Jab windfall: Ohio giving out million dollar lottery drawings to vaccinated citizens

Five lucky Ohio residents could win one million bucks each in a random drawing merely for getting the COVID-19 vaccine. A separate lottery incentive is planned for those under 18.

In a lengthy Twitter stream, GOP Gov. Mike DeWine announced that starting on May 26th and running for five weeks, a Wednesday lottery will select one adult (18 or older) who has gotten at least the first vaccine jab to receive the windfall. The state will primarily use its voter registration database as a pool to draw names from for the prizes; nonvoters can sign up through an alternative webpage

Similarly, five vaccinated teens under 18 are in line for a full, four-year scholarship to an Ohio public university if they are selected in a separate initiative that also starts on May 26. Scholarship hopefuls can register via a portal that goes live on May 18.

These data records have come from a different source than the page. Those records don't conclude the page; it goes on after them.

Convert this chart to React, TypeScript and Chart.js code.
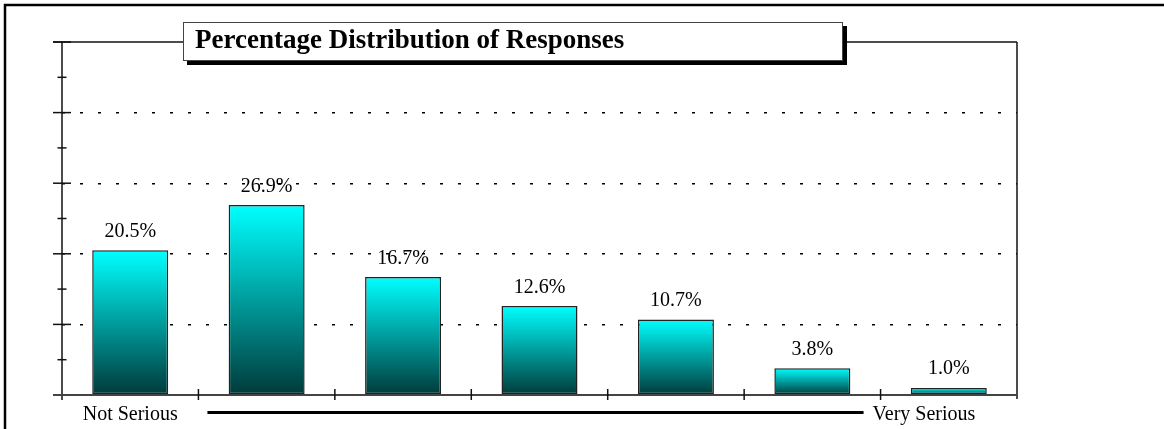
import React, { useEffect, useRef } from "react";
import { Chart, registerables } from "chart.js";

Chart.register(...registerables);

// ---- data ----
const categories = ["1", "2", "3", "4", "5", "6", "7"];
const percentages = [20.5, 26.9, 16.7, 12.6, 10.7, 3.8, 1.0];
const majorTicks = [0, 10, 20, 30, 40, 50];
const minorTicks = [5, 15, 25, 35, 45];
const titleText = "Percentage Distribution of Responses";
const lowLabel = "Not Serious";
const highLabel = "Very Serious";

const SERIF = '"Liberation Serif", "Times New Roman", serif';

function line(ctx: CanvasRenderingContext2D, x1: number, y1: number, x2: number, y2: number) {
  ctx.beginPath();
  ctx.moveTo(x1, y1);
  ctx.lineTo(x2, y2);
  ctx.stroke();
}

const decorPlugin = {
  id: "decor",
  afterDraw(chart: any) {
    const ctx: CanvasRenderingContext2D = chart.ctx;
    const a = chart.chartArea;
    const xs = chart.scales.x;
    const ys = chart.scales.y;
    const L = a.left, R = a.right, T = a.top, B = a.bottom;
    ctx.save();
    ctx.setLineDash([]);

    // outer frame (top + left)
    ctx.strokeStyle = "#000";
    ctx.lineWidth = 2.5;
    ctx.beginPath();
    ctx.moveTo(5, chart.height);
    ctx.lineTo(5, 5);
    ctx.lineTo(chart.width, 5);
    ctx.stroke();

    // plot top & right border, left axis
    ctx.strokeStyle = "#111";
    ctx.lineWidth = 1.5;
    line(ctx, L - 9, T, R, T);
    line(ctx, R, T, R, B + 4);
    line(ctx, L, T, L, B + 5);

    // y ticks
    majorTicks.forEach((v) => {
      const py = ys.getPixelForValue(v);
      line(ctx, L - 9, py, L + 9, py);
    });
    minorTicks.forEach((v) => {
      const py = ys.getPixelForValue(v);
      line(ctx, L - 4.5, py, L + 4.5, py);
    });

    // bottom axis
    ctx.strokeStyle = "#444";
    ctx.lineWidth = 2;
    line(ctx, L - 9, B, R, B);

    // x ticks at category boundaries
    ctx.strokeStyle = "#111";
    ctx.lineWidth = 1.5;
    const bounds: number[] = [];
    for (let i = 1; i < categories.length; i++) {
      const xb = (xs.getPixelForValue(i - 1) + xs.getPixelForValue(i)) / 2;
      bounds.push(xb);
      line(ctx, xb, B - 6, xb, B + 5);
    }

    // value labels
    ctx.fillStyle = "#000";
    ctx.font = `20px ${SERIF}`;
    ctx.textAlign = "center";
    ctx.textBaseline = "alphabetic";
    percentages.forEach((v, i) => {
      const px = xs.getPixelForValue(i);
      const py = ys.getPixelForValue(v);
      ctx.fillText(v.toFixed(1) + "%", px, py - 13.5);
    });

    // scale captions
    const capY = B + 25;
    ctx.fillText(lowLabel, xs.getPixelForValue(0), capY);
    const lineStart = bounds[0] + 9;
    const lineEnd = bounds[bounds.length - 1] - 17;
    ctx.strokeStyle = "#000";
    ctx.lineWidth = 3;
    line(ctx, lineStart, B + 17.5, lineEnd, B + 17.5);
    ctx.textAlign = "left";
    ctx.fillText(highLabel, lineEnd + 9, capY);

    // title box with shadow
    const bx = 183, by = 22, bw = 660, bh = 39;
    ctx.fillStyle = "#000";
    ctx.fillRect(bx + 4, by + 4, bw, bh);
    ctx.fillStyle = "#fff";
    ctx.fillRect(bx, by, bw, bh);
    ctx.strokeStyle = "#444";
    ctx.lineWidth = 1;
    ctx.strokeRect(bx + 0.5, by + 0.5, bw - 1, bh - 1);
    ctx.fillStyle = "#000";
    ctx.font = `bold 27px ${SERIF}`;
    ctx.textAlign = "left";
    ctx.fillText(titleText, bx + 12, 48);

    ctx.restore();
  },
};

export default function App() {
  const canvasRef = useRef<HTMLCanvasElement | null>(null);

  useEffect(() => {
    const canvas = canvasRef.current;
    if (!canvas) return;
    const chart = new Chart(canvas, {
      type: "bar",
      data: {
        labels: categories,
        datasets: [
          {
            data: percentages,
            backgroundColor: (c: any) => {
              const ys = c.chart.scales && c.chart.scales.y;
              if (!ys || c.type !== "data" || c.raw == null) return "#00b0b0";
              const top = ys.getPixelForValue(c.raw as number);
              const base = ys.getPixelForValue(0);
              if (!isFinite(top) || !isFinite(base) || top === base) return "#00b0b0";
              const g = c.chart.ctx.createLinearGradient(0, top, 0, base);
              g.addColorStop(0, "#00ffff");
              g.addColorStop(1, "#003a3a");
              return g;
            },
            borderColor: "#222",
            borderWidth: 1.5,
            borderSkipped: false,
            barPercentage: 0.557,
            categoryPercentage: 1,
          },
        ],
      },
      options: {
        animation: false,
        responsive: false,
        devicePixelRatio: 1,
        layout: { padding: { left: 62, top: 42, right: 147, bottom: 34 } },
        plugins: {
          legend: { display: false },
          tooltip: { enabled: false },
          title: { display: false },
        },
        scales: {
          x: {
            display: false,
            offset: true,
          },
          y: {
            display: true,
            min: 0,
            max: 50,
            ticks: { display: false, stepSize: 10 },
            border: { display: false, dash: [3, 15], dashOffset: 0 },
            grid: {
              drawTicks: false,
              tickLength: 0,
              lineWidth: 1.4,
              color: (c: any) =>
                c.tick && (c.tick.value === 0 || c.tick.value === 50) ? "rgba(0,0,0,0)" : "#000",
            },
          },
        },
      },
      plugins: [decorPlugin],
    });
    return () => chart.destroy();
  }, []);

  return (
    <div style={{ position: "absolute", left: 0, top: 0, width: 1164, height: 429, background: "#fff" }}>
      <canvas ref={canvasRef} width={1164} height={429} style={{ display: "block" }} />
    </div>
  );
}
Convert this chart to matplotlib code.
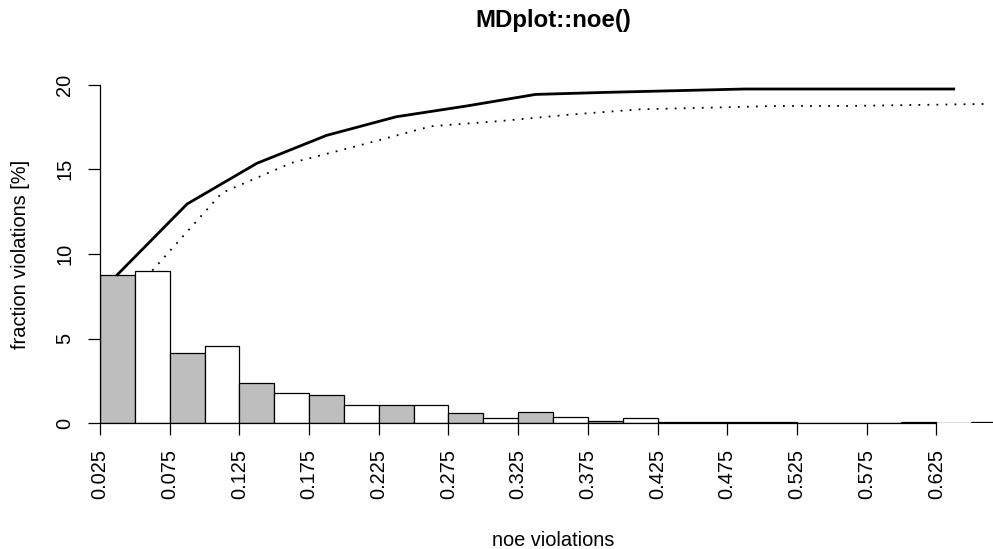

The GOP leader noted that federal coronavirus relief funds will pay for both of these programs which will be administered by the Ohio Lottery, with more details forthcoming.

“I know that some may say, ‘DeWine, you’re crazy! This million-dollar drawing idea of yours is a waste of money.’ But truly, the real waste at this point in the pandemic — when the vaccine is readily available to anyone who wants it — is a life lost to COVID-19,” DeWine claimed on Twitter.

He also called upon Ohio businesses to offer incentives of their own to encourage customers to get the shot, such as those being offered by the state’s two MLB teams and others.

“A few examples: The @Reds @Indians are offering discounts on tickets to their games. With a vaccine, @WhiteCastle is offering free butter cakes on a stick. @Kroger is offering employees $100 in cash. We need more businesses to offer these kinds of incentives,” the governor noted in a tweet.

On a national level, Krispy Kreme is offering one free glazed doughnut per day through the end of the year to anyone who can prove they’ve received the coronavirus vaccine by producing their vaccine card. It’s an interesting strategy, particularly since obesity is a major risk factor for the virus.

About four million Ohio residents are fully vaccinated, representing approximately one-third of the state’s population.

DeWine, who is running for reelection in 2022, has taken heat from fellow Republicans for his various COVID-19 restrictions, including prompting a few legislators to introduce articles of impeachment, which turned out to be symbolic.

In March 2021, however, the GOP-controlled legislature overrode DeWine’s veto and, in so doing, voted to limit the governor’s ability to issue public health orders.

DeWine this week also announced that he is lifting all pandemic orders effective June 2, with the exception of those that apply to nursing homes and assisted living facilities, while acknowledging that “we expect that many stores or businesses may require social distancing and masking.”